[Wgcp-whc] Reminder--first Gander session this Friday at 3
Richard Deming
richard.deming at yale.edu
Wed Oct 1 15:09:01 EDT 2014
Dear Friends,
this is just a note to remind you all that we will be meeting this Friday from 3 PM - 5 PM in room 116 of the Whitney Humanities Center. The focus of this session will be Forrest Gander's Core Samples of the World, which combines poetry, prose, and photography, drawing on the Japanese tradition of the Haibun, The copies that we put out last week are all distributed at this point.
Then Gander himself will join us on Oct 17th at 3 PM - 5 PM to continue our warm and open discuss of this fascinating work.
All best,
Richard Deming, Co-coordinator
“Forrest Gander is a Southern poet of a relatively hard kind, a restlessly experimental writer….Be ready for a ride.”-Robert Hass
“In the hands of the lyrical, insightful Forrest Gander, words express unspeakable secrets, they trace hidden connections between friends and lovers, and they make us aware of the expansive power of the imagination.” -Joanna Scott
“What really haunts Gander, who is a translator as well as a poet, isn’t so much death as the complexities of life: the frequently unknown stories that lie beneath and within the stories we tell.” -Washington Post
With an “unflinchingly curious mind,” celebrated poet Forrest Gander has become known for the richness of his language and his undaunted lyric passion. A translator, essayist, and the editor of two anthologies of Mexican poetry, Gander is the author of more than a dozen books, including collaborations with notable artists and photographers. His 2011 poetry collection Core Samples from the World (New Directions)-a collaboration with the photographers Graciela Iturbide, Raymond Meeks, and Lucas Foglia-was a finalist for both the Pulitzer Prize and the National Book Critics Circle Award. His other books include his gemlike first novel As A Friend (2008) and The Trace (2014); the poetry collections Eye Against Eye (with photographs by Sally Mann); Torn Awake; Science & Steepleflower; and the essay collection Faithful Existence: Reading, Memory & Transcendence.

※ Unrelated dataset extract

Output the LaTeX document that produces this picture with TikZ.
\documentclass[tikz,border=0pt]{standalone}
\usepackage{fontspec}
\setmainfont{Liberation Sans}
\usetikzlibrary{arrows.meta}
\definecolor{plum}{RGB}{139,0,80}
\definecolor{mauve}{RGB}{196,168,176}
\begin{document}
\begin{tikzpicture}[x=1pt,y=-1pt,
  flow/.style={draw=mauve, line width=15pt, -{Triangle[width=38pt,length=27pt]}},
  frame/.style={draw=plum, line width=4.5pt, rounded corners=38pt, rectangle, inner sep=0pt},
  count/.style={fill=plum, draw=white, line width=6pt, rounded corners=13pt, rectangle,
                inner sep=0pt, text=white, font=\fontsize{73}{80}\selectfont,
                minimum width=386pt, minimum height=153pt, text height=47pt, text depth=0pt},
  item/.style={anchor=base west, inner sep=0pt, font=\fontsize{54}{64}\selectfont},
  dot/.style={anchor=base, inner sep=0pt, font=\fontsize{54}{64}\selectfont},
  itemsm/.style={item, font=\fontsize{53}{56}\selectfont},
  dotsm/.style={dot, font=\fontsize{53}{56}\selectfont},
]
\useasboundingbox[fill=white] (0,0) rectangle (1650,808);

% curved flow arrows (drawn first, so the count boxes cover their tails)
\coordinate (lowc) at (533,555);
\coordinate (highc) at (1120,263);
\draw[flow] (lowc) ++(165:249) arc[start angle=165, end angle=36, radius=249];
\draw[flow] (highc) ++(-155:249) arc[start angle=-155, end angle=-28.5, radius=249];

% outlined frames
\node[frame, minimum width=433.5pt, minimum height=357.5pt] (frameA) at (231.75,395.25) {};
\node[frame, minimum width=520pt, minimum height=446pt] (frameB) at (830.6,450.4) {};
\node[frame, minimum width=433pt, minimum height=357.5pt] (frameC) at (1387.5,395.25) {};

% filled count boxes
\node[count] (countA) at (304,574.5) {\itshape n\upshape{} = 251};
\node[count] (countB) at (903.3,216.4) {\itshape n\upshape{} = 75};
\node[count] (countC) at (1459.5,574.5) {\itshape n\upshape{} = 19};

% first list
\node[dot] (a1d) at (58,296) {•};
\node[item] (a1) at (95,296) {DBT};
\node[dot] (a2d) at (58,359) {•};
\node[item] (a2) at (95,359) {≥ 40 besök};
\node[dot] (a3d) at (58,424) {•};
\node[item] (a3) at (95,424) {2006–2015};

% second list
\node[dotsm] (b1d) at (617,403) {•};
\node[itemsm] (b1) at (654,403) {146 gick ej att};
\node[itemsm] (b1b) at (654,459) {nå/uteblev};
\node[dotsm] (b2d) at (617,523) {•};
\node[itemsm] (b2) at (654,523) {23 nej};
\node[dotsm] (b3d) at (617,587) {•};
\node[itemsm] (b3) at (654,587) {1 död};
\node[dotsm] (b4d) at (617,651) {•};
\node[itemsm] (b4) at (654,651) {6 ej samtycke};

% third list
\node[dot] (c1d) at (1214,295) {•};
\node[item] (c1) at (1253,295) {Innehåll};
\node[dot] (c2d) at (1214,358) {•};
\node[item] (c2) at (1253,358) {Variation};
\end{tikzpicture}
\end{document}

Gander’s translations include Fungus Skull Eye Wing: Selected Poems of Alfonso D’Aquino (Copper Canyon, 2014), longlisted for the PEN Award for Poetry in Translation; Pinholes in the Night: Essential Poems from Latin America, translated with Raúl Zurita; Watchword, the Villaurrutia Award-winning book by Mexican Poet Laureate Pura Lopez Colome (Wesleyan, 2012); Spectacle & Pigsty, a co-translation with Kyoko Yoshida of selected poems by contemporary Japanese poet Kiwao Nomura (OmniDawn Press, 2011), which won the Best Translated Book Award for 2012; Firefly Under the Tongue: Selected Poems of Coral Bracho (2008), which was a finalist for the PEN Translation Prize; and, with Kent Johnson, The Night by Jaime Saenz. Gander’s essays have appeared in The Nation, The Boston Review, and American Poetry Review, among others.
In 2008, Gander was named a United States Artists Rockefeller Fellow, one of 50 artists to be recognized for artistic excellence, unique artistic vision, and significant contributions to their fields. Gander is also the recipient of fellowships from the National Endowment for the Arts, the Guggenheim, Howard, and Whiting Foundations; and he has received two Gertrude Stein Awards for Innovative Poetry.
With poet C.D. Wright, Gander lives in Rhode Island, where he is professor of English and Comparative Literature at Brown University. He teaches courses on phenomenology and poetics, Asian-American literature, and translation.